Hey, I figured we have ourselves some technical types here on the bbs, and I have some custom dice I wouldn’t wanna end up having any damage to, but yeah sure, I am being overly careful, most likely…
The sick thing isn’t (just) that you can cheat by checking your dice to see which way they roll (and having multiple die, some that roll high and some that roll low)… it’s that you actually have to make a very hard conscious choice /not/ to cheat at least minimally. (And buy tons of dice and check them for fairness, then throw out all the unfair ones- ad opposed to throwing out the “bad” dice and keeping the “good” dice…)
My first set of dice were unfair low. That was exceptionally frustrating and we had no idea that our dice were intentionally crappy…
If you care [1], then online dice “rollers”. I haven’t tossed a physical die in years.
[1] OTOH, if you’re dealing with an RPG group where cheating is a realistic possibility, you need better friends. Cheating on a collaborative narrative game is just pathetic.
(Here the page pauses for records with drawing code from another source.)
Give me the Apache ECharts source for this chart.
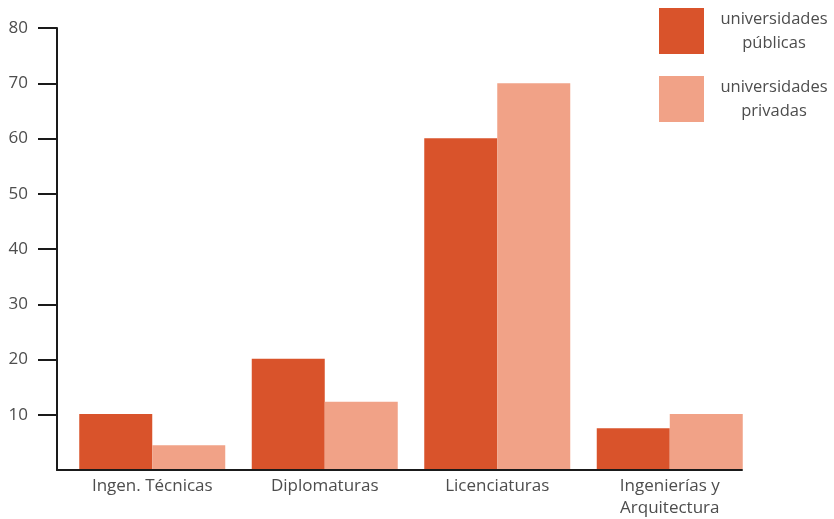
<!DOCTYPE html>
<html><head><meta charset="utf-8">
<script src="https://cdn.jsdelivr.net/npm/echarts@6/dist/echarts.min.js"></script>
<style>html,body{margin:0;padding:0;background:#fff}#c{width:834px;height:519px}</style>
</head><body><div id="c"></div>
<script>
const categories = ['Ingen. Técnicas', 'Diplomaturas', 'Licenciaturas', 'Ingenierías y\nArquitectura'];
const publicas = [10, 20, 60, 7.4];
const privadas = [4.3, 12.2, 70, 10];
const yTicks = [10, 20, 30, 40, 50, 60, 70, 80];
const seriesNames = ['universidades públicas', 'universidades privadas'];
const legendLabels = {'universidades públicas': ['universidades', 'públicas'], 'universidades privadas': ['universidades', 'privadas']};

const font = 'Open Sans';
const textColor = '#4d4d4d';
const chart = echarts.init(document.getElementById('c'));
chart.setOption({
  animation: false,
  textStyle: {fontFamily: font},
  grid: [
    {left: 57, right: 92, top: 28, bottom: 49},
    {left: 66, right: 78, top: 28, bottom: 49}
  ],
  xAxis: [
    {gridIndex: 0, type: 'value', min: 0, max: 1, axisLine: {show: true, lineStyle: {color: '#1a1a1a', width: 2}},
     axisTick: {show: false}, axisLabel: {show: false}, splitLine: {show: false}},
    {gridIndex: 1, type: 'category', data: categories, axisLine: {show: false}, axisTick: {show: false},
     axisLabel: {color: textColor, fontSize: 17, fontFamily: font, margin: 6, lineHeight: 22, interval: 0}}
  ],
  yAxis: [
    {gridIndex: 0, type: 'value', min: 0, max: 80, interval: 10,
     axisLine: {show: true, lineStyle: {color: '#1a1a1a', width: 2}},
     axisTick: {show: true, length: 19, customValues: yTicks, lineStyle: {color: '#1a1a1a', width: 2}},
     axisLabel: {color: textColor, fontSize: 17, fontFamily: font, margin: 29, customValues: yTicks},
     splitLine: {show: false}},
    {gridIndex: 1, type: 'value', min: 0, max: 80, show: false, splitLine: {show: false}}
  ],
  legend: {
    orient: 'vertical', left: 654, top: 3, itemWidth: 45, itemHeight: 46, itemGap: 22,
    icon: 'rect', data: seriesNames,
    formatter: n => legendLabels[n].map(s => '{a|' + s + '}').join('\n'),
    textStyle: {color: textColor, fontFamily: font, fontSize: 16.5,
      rich: {a: {width: 130, align: 'center', fontSize: 16.5, lineHeight: 24, color: textColor, fontFamily: font}}}
  },
  series: [
    {name: seriesNames[0], type: 'bar', xAxisIndex: 1, yAxisIndex: 1, data: publicas, barWidth: 73, barGap: '0%',
     itemStyle: {color: '#d9532b'}},
    {name: seriesNames[1], type: 'bar', xAxisIndex: 1, yAxisIndex: 1, data: privadas, barWidth: 73, barGap: '0%',
     itemStyle: {color: '#f1a287'}}
  ]
});
</script></body></html>
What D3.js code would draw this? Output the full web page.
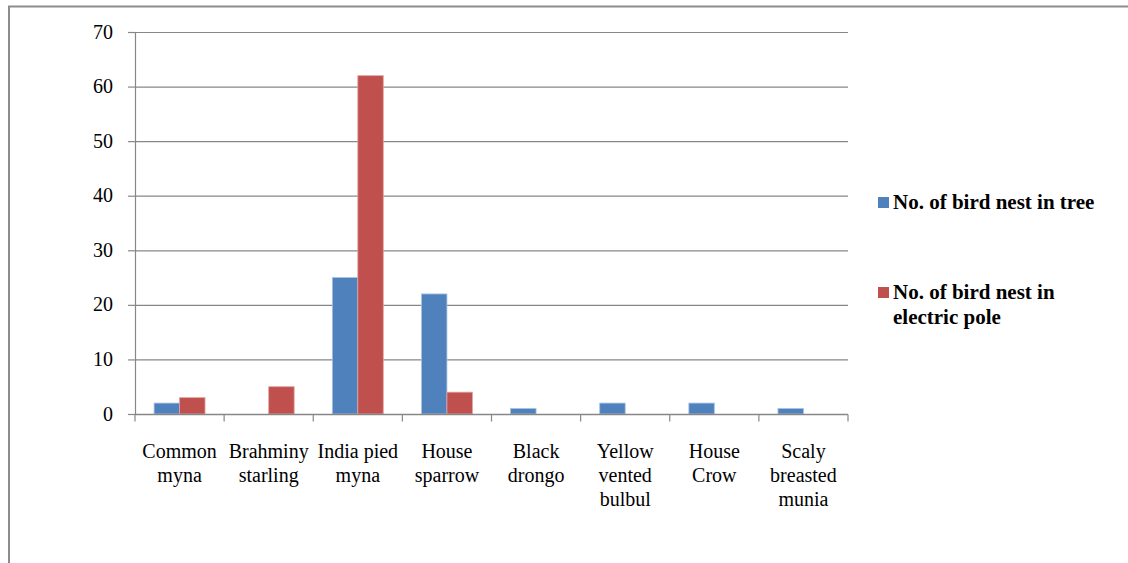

Those are not so nice when you gotta roll like 40 of them… which I think evens out the ‘bad’ dice from the ‘good dice’
I use electronic dice, heathen that I am.
d20s also need to be changed fairly regularly because they wear down easier than smaller dice*, though d6s are more likely to have flaws because they are so common* (increased tool wear, larger cavatiy tools, etc.). If you are super obsessed about “fair” dice the best advice would be to use d10 dice pools*, or a d100 system*.
*This is all second hand information I have not verified, but it has some logic to it.
The missing link! http://makezine.com/2015/06/16/check-balance-gaming-dice/
sweat is a saline solution, if your custom dice don’t loose the coating with normal use the salt itself is fairly safe. though I wouldn’t dunk a wooden die, but less so because of the salt but more the water.
Check the balance of your gaming dice by floating them in salt water
I read:
Check the balance on your gaming dice by floating them in salt water
and then I was, like, Wait, what? Where do I get dice that get experience points? What does that even mean?
The number pattern on the die is another way to balance it. Since opposing faces add to n+1 I’m usually skeptical of “high” or “low” rolling dice. Not that it can’t be a thing, but I think the superstitions overstate the actual impact.